Dec. 16, 2011
Budget Deal Undermines Important Regulations
Appropriation Provisions Threaten Worker Safety, Campaign Finance, Financial Reform Rules
WASHINGTON, D.C. –The deal reached Thursday on an omnibus appropriations package to keep the federal government funded for another year undermines important public health and safety regulations, Public Citizen said today.
The U.S. House of Representatives passed the deal today and the Senate is expected to vote on it over the weekend. The package includes provisions that undermine worker safety, weaken the stability of the U.S. financial system and may weaken disclosure of election spending by government contractors.
One budget rider would delay indefinitely the Mine Safety and Health Administration from issuing a regulation to protect miners from black lung disease.
“Black lung disease kills 25 times more miners each year than explosions or other mining incidents,” said Justin Feldman, Public Citizen’s worker health and safety advocate. “A new rule to protect mine workers from black lung and silicosis has been 15 years in the making. To delay it further would be unconscionable. The mining industry must be betting that it can quash the rule by stalling it indefinitely.”

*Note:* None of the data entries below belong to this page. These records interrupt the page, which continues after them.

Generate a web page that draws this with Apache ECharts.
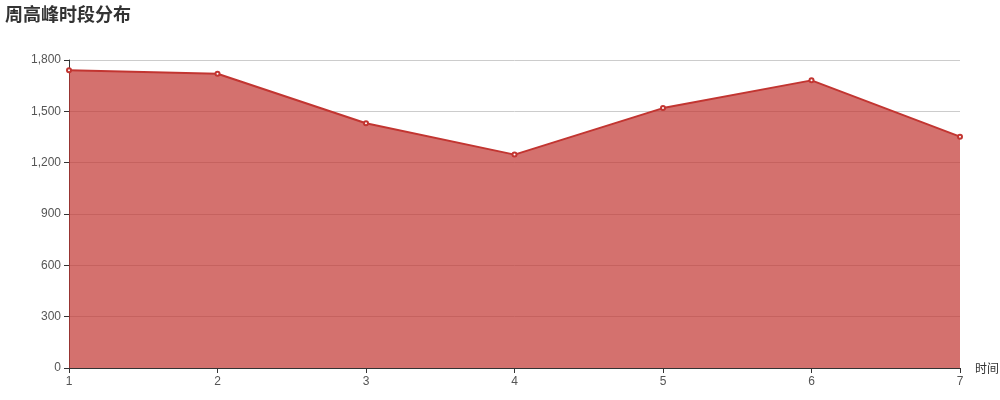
<!DOCTYPE html>
<html>
<head>
<meta charset="utf-8">
<script src="https://cdn.jsdelivr.net/npm/echarts@6/dist/echarts.min.js"></script>
<style>
  html, body { margin: 0; padding: 0; background: #fff; }
  #chart { width: 1000px; height: 400px; }
</style>
</head>
<body>
<div id="chart"></div>
<script>
const days = ['1', '2', '3', '4', '5', '6', '7']
const peakCounts = [1740, 1720, 1430, 1247, 1519, 1681, 1352]

const chart = echarts.init(document.getElementById('chart'))
chart.setOption({
  animation: false,
  title: {
    text: '周高峰时段分布',
    left: 0,
    top: 0,
    textStyle: { fontSize: 18, fontWeight: 'bold', color: '#333', fontFamily: 'Noto Sans CJK SC' },
  },
  grid: { left: 69, right: 40, top: 60, bottom: 32, containLabel: false, outerBoundsMode: 'none' },
  xAxis: {
    type: 'category',
    data: days,
    boundaryGap: false,
    name: '时间',
    nameGap: 15,
    nameTextStyle: { color: '#333', fontSize: 12, fontFamily: 'Noto Sans CJK SC' },
    axisLine: { lineStyle: { color: '#333' } },
    axisTick: { show: true, alignWithLabel: true, lineStyle: { color: '#333' } },
    axisLabel: { color: '#555', fontSize: 12, margin: 8 },
  },
  yAxis: {
    type: 'value',
    min: 0,
    max: 1800,
    interval: 300,
    axisLine: { show: true, lineStyle: { color: '#333' } },
    axisTick: { show: true, lineStyle: { color: '#333' } },
    axisLabel: { color: '#555', fontSize: 12, margin: 8 },
    splitLine: { show: true, lineStyle: { color: '#ccc' } },
  },
  series: [
    {
      type: 'line',
      data: peakCounts,
      symbol: 'emptyCircle',
      symbolSize: 4,
      itemStyle: { color: '#c23531' },
      lineStyle: { color: '#c23531', width: 2 },
      areaStyle: { color: '#c23531', opacity: 0.7 },
    },
  ],
})
</script>
</body>
</html>
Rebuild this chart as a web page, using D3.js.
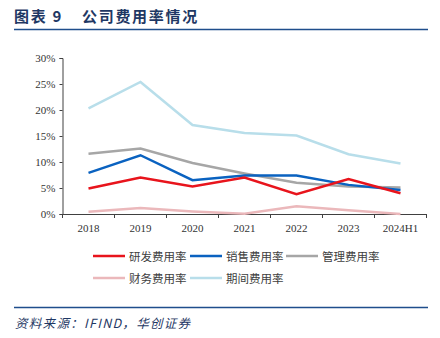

Another rider in the budget deal would weaken a proposed executive order from President Barack Obama that would require government contractors to disclose their political contributions to the public. The rider would block agencies from requiring disclosure until after a contract is awarded. This means that if a company seeks to trade campaign spending for a lucrative government contract, the public will not know about the spending until after the contract has been granted.
“Pay-to-play abuse is by far most pervasive when the cash-for-favors schemes stay out of the public’s eye,” said Craig Holman, government affairs lobbyist with Public Citizen. “When contractors can make campaign contributions and expenditures that are not subject to public disclosure, the contracting process is at dire risk of favoritism. But by keeping those contributions and expenditures secret from the public, this rider prevents us from judging whether contracts are being awarded based on merit or favoritism until it’s too late.”
Finally, with Wall Street continuing to run amok as evidenced by the tremendous loss of customer funds by MF Global, the omnibus measure cuts funding to two key financial regulators: the Securities and Exchange Commission (SEC) and the Commodity Futures Trading Commission (CFTC).
“While the haircut at the SEC will challenge the agency’s ability to confront its massive new responsibilities under needed Dodd-Frank reform, the chain-saw slash of the CFTC budget – by one-third – inevitably will lead to further Wall Street abuses,” said Bartlett Naylor, financial policy advocate at Public Citizen. “Washington lawmakers beholden to Wall Street are leaving Main Street business vulnerable to abuse in the commodities markets.”